Il est le tout dernier, l’ultime résistant. Alors que le tribunal de Courbevoie a récemment prononcé l’expulsion de Tatiana Dinulescu et sa famille de son cinq pièces situé au Damier Anjou, une audience s’est tenue le 22 janvier dernier, dans cette même juridiction cette fois-ci pour statuer sur le cas de Wolfgang Kirchhof. Son bailleur, la RATP Habitat qui prévoit de vendre l’ensemble des Damiers Infra, Anjou et Bretagne, soit 250 logements au promoteur russe Hermitage pour qu’il y érige ses deux tours géantes ne pourra finaliser la cession qu’une fois les bâtiments entièrement vides.

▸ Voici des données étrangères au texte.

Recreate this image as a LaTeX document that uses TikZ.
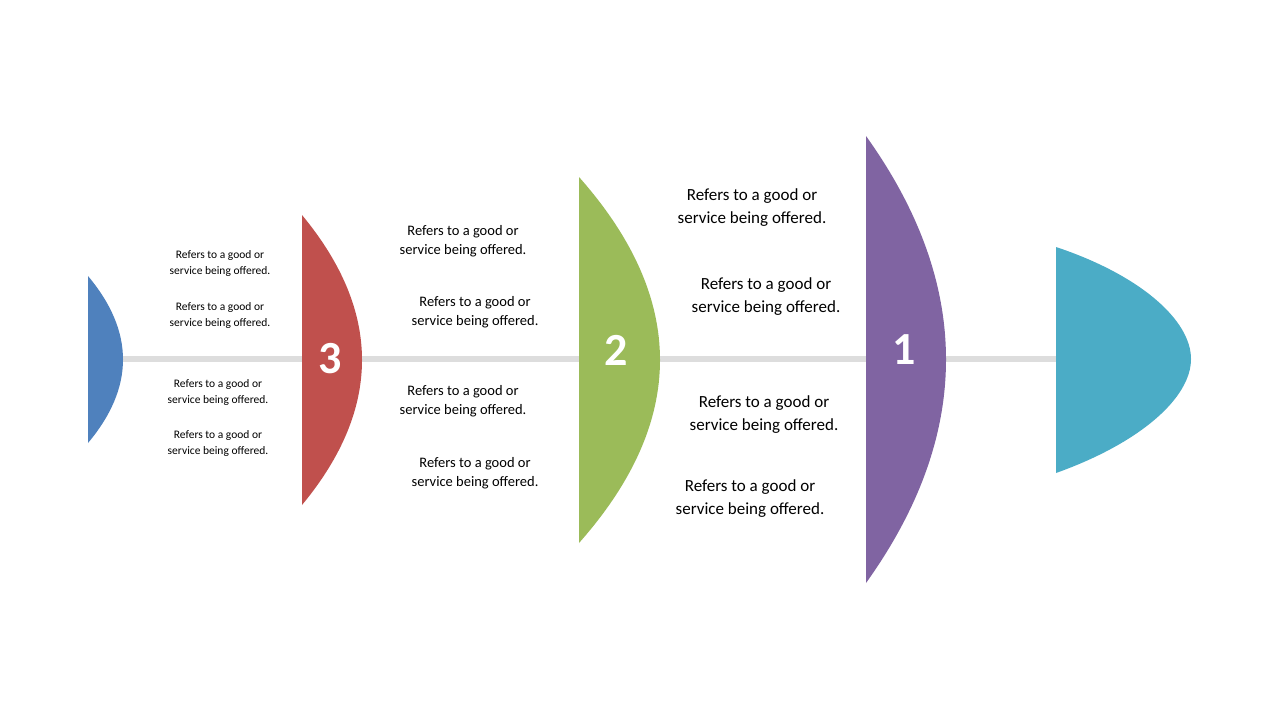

Mais problème pour cette filiale de la RATP. Une poignée de familles a toujours refusé les offres de relogements faisant trainer le projet. La petite dizaine de locataires récalcitrants a depuis été expulsée, mise à part Tatiana Dinulescu dont la procédure pourrait aboutir cet été à l’issue de la trêve hivernale repoussée au 1er juin.
Ne restait donc plus que Wolfgang Kirchhof -absent lors de l’audience-, 85 ans occupant de son logement depuis une cinquantaine d’années à devoir faire face à la justice, après qu’il ait refusé les trois offres « légales » formulées par bailleur. « Mr Kirchhof n’a aucunement l’intention d’être relogé. Il dispose d’un autre logement en Allemagne à Baden-Baden où il va très régulièrement. », a affirmé Laure-Anne Fournier, l’avocate de RATP Habitat lors de l’audience tout en rappelant qu’à un moment de la présentation de la troisième offre formulée par RATP Habitat, il aurait tenté de négocier le financement de son déménagement. Négociation n’ayant alors jamais abouti.
Un verdict attendu en mars prochain
« Mr Kirchhof n’a aucune solution pour se reloger en France et s’il doit quitter le territoire national il va retourner auprès de sa famille en Allemagne », a déclaré son avocate, Aurélia Dumez qui a pointé du doigt la non notification de la durée de validité de la dernière offre du 17 juillet 2019 ainsi que plusieurs « irrégularités » selon elle de la procédure du bailleur social.
« Mr Kirchhof n’a jamais eu l’intention d’être relogé, il n’a jamais visité le moindre logement depuis 2012, depuis que RATP Habitat a reçu l’autorisation préfectorale de détruire les logements », a assuré Me Laure-Anne Fournier rappelant les multiples propositions, toutes refusées.
Présentant une éventuelle décision défavorable à la faveur de son client, Me Aurélia Dumez a demandé à la juge de lui « accorder les plus larges délais » s’il devait partir. « Mr Kirchhof occupe cet appartement depuis cinquante ans, il a toujours réglé ses loyers. Il n’a aucune possibilité de se reloger en France. Il trouve la difficulté à ses yeux insurmontable d’organiser la logistique de son déménagement. Difficulté accrue par la crise sanitaire et les restrictions de déplacement », a-t-elle plaidé demandant un report de l’éventuelle exécution « à la fin de la crise sanitaire » pour organiser dans « de bonnes conditions le déménagement ».
« RATP Habitat ne peut pas vendre ou démolir (les trois immeubles des Damiers, ndlr) en présence d’occupants dans les lieux. Ça a suffisamment duré. Il y a un préjudice pour RATP Habitat. Mr Kirchhof a eu largement le temps de prendre ses dispositions », a martelé Me Laure-Anne Fournier avant d’ajouter à la juge « Je vous demande de maintenir l’exécution provisoire et les délais de quitter les lieux. Il est très âgé certes mais il n’y a pas lieu de donner des délais pour se maintenir ».
Verdict attendu le 19 mars prochain.